After eighteen months of inactivity, other than frequent promises of further action, Chairman James Doty of the Public Company Accounting Oversight Board, in a Brussels speech on June 22, 2015, announced that a release was coming, on a date still not specified, to consider a separate new form by which accounting firms would provide the name of their lead engagement partner on the audits of US public companies.
The final outcome of a yet-further comment period remains pending. But the triviality of the approach is visible in the vacuity of Doty’s announcement: rather than solve the substance of the American profession’s concern with enhanced individual partner exposure, the form would, in his words, “reduce auditors’ perception of litigation risk” (emphasis added).

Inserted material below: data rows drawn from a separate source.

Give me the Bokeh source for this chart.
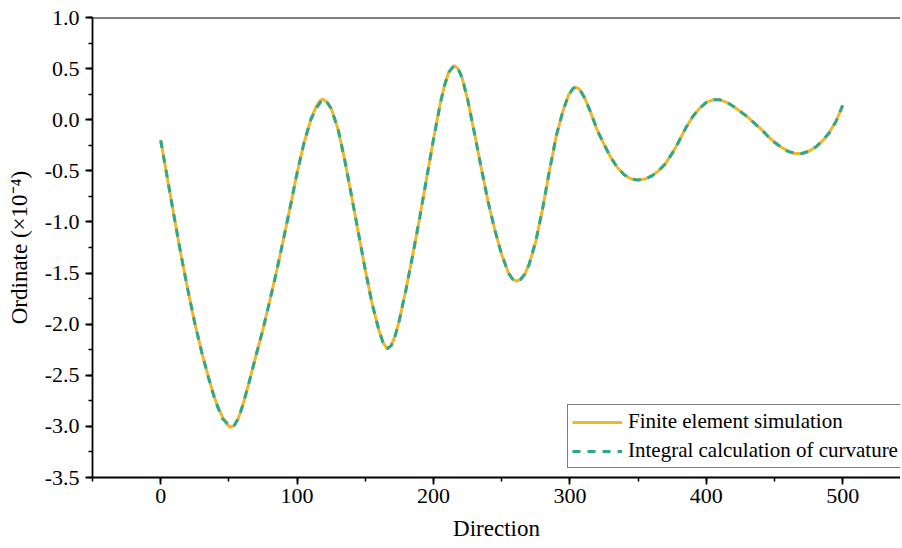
from bokeh.plotting import figure
from bokeh.models import (Range1d, SingleIntervalTicker, PrintfTickFormatter,
                          Span, Legend, LegendItem, ColumnDataSource)
from bokeh.embed import file_html
from bokeh.resources import INLINE

# ---- data ----
direction = [0, 5, 10, 15, 20, 25, 30, 35, 40, 45, 48, 51, 54, 57, 60, 65, 70, 75,
             80, 85, 90, 95, 100, 105, 110, 114, 117, 119, 122, 125, 130, 135, 140,
             145, 150, 155, 160, 163, 166, 169, 172, 175, 180, 185, 190, 195, 200,
             205, 208, 211, 215, 218, 221, 225, 230, 235, 240, 245, 250, 255, 258,
             261, 264, 267, 270, 275, 280, 285, 290, 295, 299, 302, 304, 307, 311, 315,
             320, 325, 330, 335, 340, 345, 350, 355, 360, 365, 370, 375, 380, 385,
             390, 395, 400, 405, 410, 415, 420, 425, 430, 435, 440, 445, 450, 455,
             460, 465, 470, 475, 480, 485, 490, 495, 500]

fe_sim = [-0.20, -0.58, -0.96, -1.33, -1.67, -1.99, -2.27, -2.52, -2.74, -2.90,
          -2.97, -3.01, -2.99, -2.92, -2.80, -2.56, -2.30, -2.05, -1.77, -1.48,
          -1.17, -0.85, -0.52, -0.23, 0.00, 0.13, 0.19, 0.20, 0.17, 0.11, -0.09,
          -0.40, -0.75, -1.11, -1.47, -1.80, -2.06, -2.18, -2.24, -2.21, -2.11,
          -1.96, -1.65, -1.31, -0.95, -0.57, -0.19, 0.16, 0.33, 0.46, 0.53, 0.50,
          0.41, 0.20, -0.13, -0.47, -0.80, -1.08, -1.32, -1.50, -1.56, -1.58,
          -1.56, -1.51, -1.42, -1.19, -0.87, -0.50, -0.16, 0.09, 0.24, 0.30, 0.32, 0.30,
          0.21, 0.08, -0.10, -0.24, -0.37, -0.47, -0.54, -0.58, -0.59, -0.58,
          -0.55, -0.50, -0.43, -0.33, -0.21, -0.08, 0.03, 0.11, 0.17, 0.195, 0.195,
          0.17, 0.13, 0.08, 0.03, -0.03, -0.09, -0.16, -0.22, -0.27, -0.31, -0.33,
          -0.33, -0.31, -0.27, -0.21, -0.13, -0.02, 0.14]

integral_curv = [-0.20, -0.58, -0.96, -1.33, -1.67, -1.99, -2.27, -2.52, -2.75, -2.92,
                 -2.96, -3.00, -2.99, -2.92, -2.80, -2.56, -2.30, -2.05, -1.77, -1.48,
                 -1.17, -0.85, -0.52, -0.23, 0.00, 0.11, 0.17, 0.20, 0.17, 0.11, -0.09,
                 -0.40, -0.75, -1.11, -1.47, -1.80, -2.06, -2.18, -2.24, -2.21, -2.11,
                 -1.96, -1.65, -1.31, -0.95, -0.57, -0.19, 0.16, 0.33, 0.46, 0.53, 0.50,
                 0.41, 0.20, -0.13, -0.47, -0.80, -1.08, -1.32, -1.50, -1.56, -1.58,
                 -1.56, -1.51, -1.42, -1.19, -0.87, -0.50, -0.16, 0.09, 0.24, 0.30, 0.32, 0.30,
                 0.21, 0.08, -0.10, -0.24, -0.37, -0.47, -0.54, -0.58, -0.59, -0.58,
                 -0.55, -0.50, -0.43, -0.33, -0.21, -0.08, 0.03, 0.11, 0.17, 0.195, 0.195,
                 0.17, 0.13, 0.08, 0.03, -0.03, -0.09, -0.16, -0.22, -0.27, -0.31, -0.33,
                 -0.33, -0.31, -0.27, -0.21, -0.13, -0.02, 0.14]

series_names = ["Finite element simulation", "Integral calculation of curvature"]
x_title = "Direction"
y_title = "Ordinate (\u00d710\u207b\u2074)"

FONT = "Liberation Serif"
YELLOW = "#F2B62B"
TEAL = "#2CA88E"

src = ColumnDataSource(dict(x=direction, fe=fe_sim, ic=integral_curv))

p = figure(width=900, height=546, output_backend="svg", toolbar_location=None,
           x_range=Range1d(-50, 542.4), y_range=Range1d(-3.5, 1.0),
           min_border_left=92, min_border_right=0, min_border_top=17,
           min_border_bottom=69)

p.outline_line_color = None
p.grid.visible = False
p.background_fill_color = "white"
p.border_fill_color = "white"

r1 = p.line("x", "fe", source=src, line_color=YELLOW, line_width=3)
r2 = p.line("x", "ic", source=src, line_color=TEAL, line_width=3, line_dash="8 7")

# top frame line
p.add_layout(Span(location=1.0, dimension="width", line_color="black", line_width=1.8))

for ax in (p.xaxis[0], p.yaxis[0]):
    ax.axis_line_width = 1.8
    ax.axis_line_color = "black"
    ax.major_tick_line_width = 1.8
    ax.minor_tick_line_width = 1.5
    ax.major_tick_out = 7
    ax.major_tick_in = 0
    ax.minor_tick_out = 4
    ax.minor_tick_in = 0
    ax.major_label_text_font = FONT
    ax.major_label_text_font_size = "22px"
    ax.major_label_text_color = "black"
    ax.axis_label_text_font = FONT
    ax.axis_label_text_font_size = "23px"
    ax.axis_label_text_font_style = "normal"
    ax.axis_label_text_color = "black"

p.xaxis[0].ticker = SingleIntervalTicker(interval=100, num_minor_ticks=2)
p.yaxis[0].ticker = SingleIntervalTicker(interval=0.5, num_minor_ticks=2)
p.yaxis[0].formatter = PrintfTickFormatter(format="%.1f")
p.xaxis[0].axis_label = x_title
p.yaxis[0].axis_label = y_title
p.xaxis[0].major_label_standoff = 4
p.xaxis[0].axis_label_standoff = 10
p.yaxis[0].major_label_standoff = 6
p.yaxis[0].axis_label_standoff = 10

legend = Legend(items=[LegendItem(label=series_names[0], renderers=[r1]),
                       LegendItem(label=series_names[1], renderers=[r2])],
                location=(475, 9))
legend.label_text_font = FONT
legend.label_text_font_size = "21px"
legend.label_text_color = "black"
legend.glyph_width = 50
legend.glyph_height = 22
legend.label_height = 22
legend.label_standoff = 6
legend.spacing = 4
legend.padding = 4
legend.margin = 0
legend.border_line_color = "black"
legend.border_line_width = 1
legend.background_fill_color = "white"
legend.background_fill_alpha = 1.0
p.add_layout(legend, "center")

open("out.html", "w").write(file_html(p, INLINE))
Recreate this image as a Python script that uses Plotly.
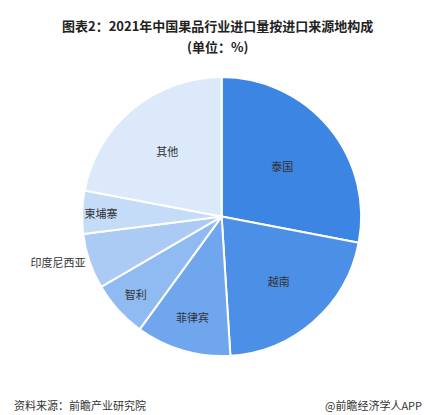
import plotly.graph_objects as go

labels = ["泰国", "越南", "菲律宾", "智利", "印度尼西亚", "柬埔寨", "其他"]
values = [28.0, 21.0, 11.0, 6.6, 6.4, 5.0, 22.0]
colors = ["#3d85e2", "#4b8fe6", "#6fa6ee", "#8fbaf2", "#abcbf5", "#c5dcf8", "#dbe9fb"]
positions = ["inside", "inside", "inside", "inside", "outside", "inside", "inside"]

fig = go.Figure(go.Pie(
    labels=labels, values=values, sort=False, direction="clockwise", rotation=0,
    marker=dict(colors=colors, line=dict(color="white", width=2)),
    textinfo="label", textposition=positions, insidetextorientation="horizontal",
    textfont=dict(size=11, color="#333333", family="Noto Sans CJK SC"),
    showlegend=False, hole=0,
    domain=dict(x=[0.17, 0.81], y=[0.16, 0.835]),
))
fig.update_layout(
    width=436, height=415, margin=dict(l=0, r=0, t=0, b=0),
    paper_bgcolor="white", plot_bgcolor="white",
    font=dict(family="Noto Sans CJK SC"),
    annotations=[
        dict(text="<b>图表2：2021年中国果品行业进口量按进口来源地构成</b>", x=0.48, y=0.985,
             xref="paper", yref="paper", showarrow=False, font=dict(size=13, color="#222")),
        dict(text="<b>(单位：%)</b>", x=0.48, y=0.935, xref="paper", yref="paper",
             showarrow=False, font=dict(size=13, color="#222")),
        dict(text="资料来源：前瞻产业研究院", x=0.01, y=0.02, xref="paper", yref="paper",
             xanchor="left", showarrow=False, font=dict(size=11, color="#333")),
        dict(text="@前瞻经济学人APP", x=0.955, y=0.02, xref="paper", yref="paper",
             xanchor="right", showarrow=False, font=dict(size=11, color="#333")),
    ],
)
fig.write_html("out.html")
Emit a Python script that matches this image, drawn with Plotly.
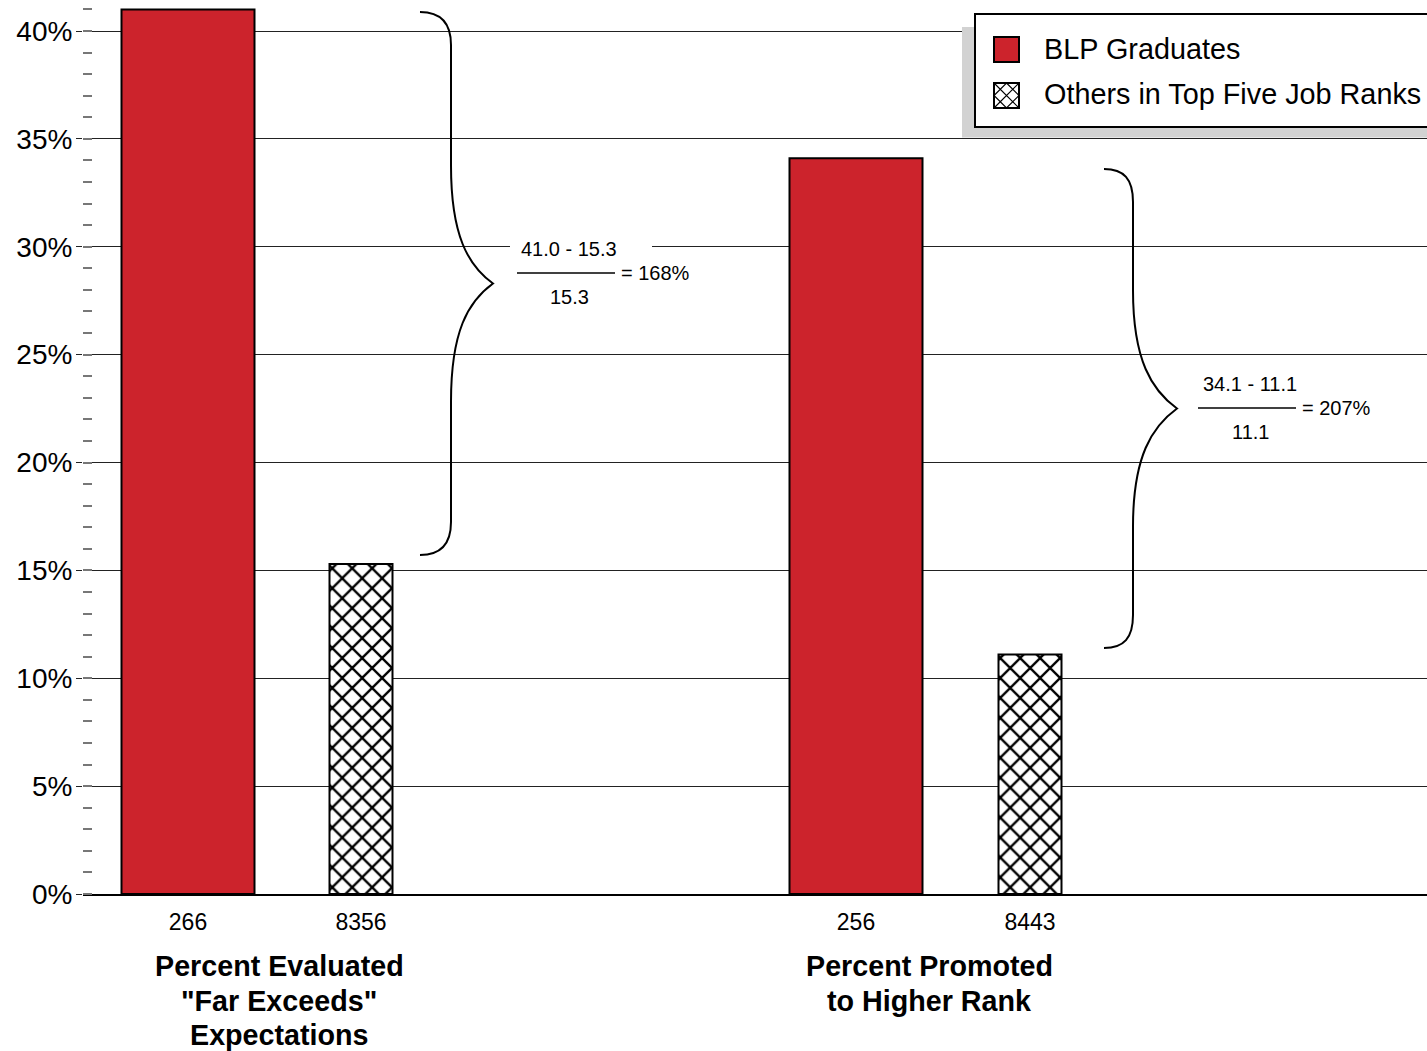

Doty has trod this rocky path at tedious length for years, and the ground is familiar – see here on October 17, 2011, April 11, 2013 and December 4, 2013 – and with those references, re-plowing is not necessary. Instead, in a few words, it’s still all about the optics – and the topic is still one that diminishes the stature of the agency and distracts its energy from serious issues:
- The user community is indifferent to partner naming, as shown by the absence of distinction between practices that vary among countries.
- At the same time, audit quality differentiation based on partner naming is, to be generous, elusive. Careful reading of the “research” cited by Doty shows the “confirmation bias” built into his invocations, while there is no study at the large-company level of share price effects or financial statement quality differentiation between US-based companies that do not provide partner names and European ones, including those listed in America, that do.
- Exposure of engagement partners to real litigation will not be reduced, because their identity is readily knowable through the discovery process and complaints could, if strategic for plaintiffs, be readily amended to add them as defendants.
- But at the same time, that exposure is largely illusory. Plaintiffs’ attorneys have never made a practice of naming individual partners, because their evidence for use against their firms is always available, and their personal assets are insignificant in context of multi-million dollar damage claims.
- While cutting the other way, lead partner careers are impaired by litigation in any event, whether they are named in the suits or not, by the combination of reputational effect and protracted distraction while dealing with the time and emotional demands of participating in a large pending lawsuit.
All of which means that partner naming is not a real issue for most investors – in the US or elsewhere -- who could get the information if truly desired -- but only for the voyeuristic critics of the profession who want named individual villains for their finger-pointing.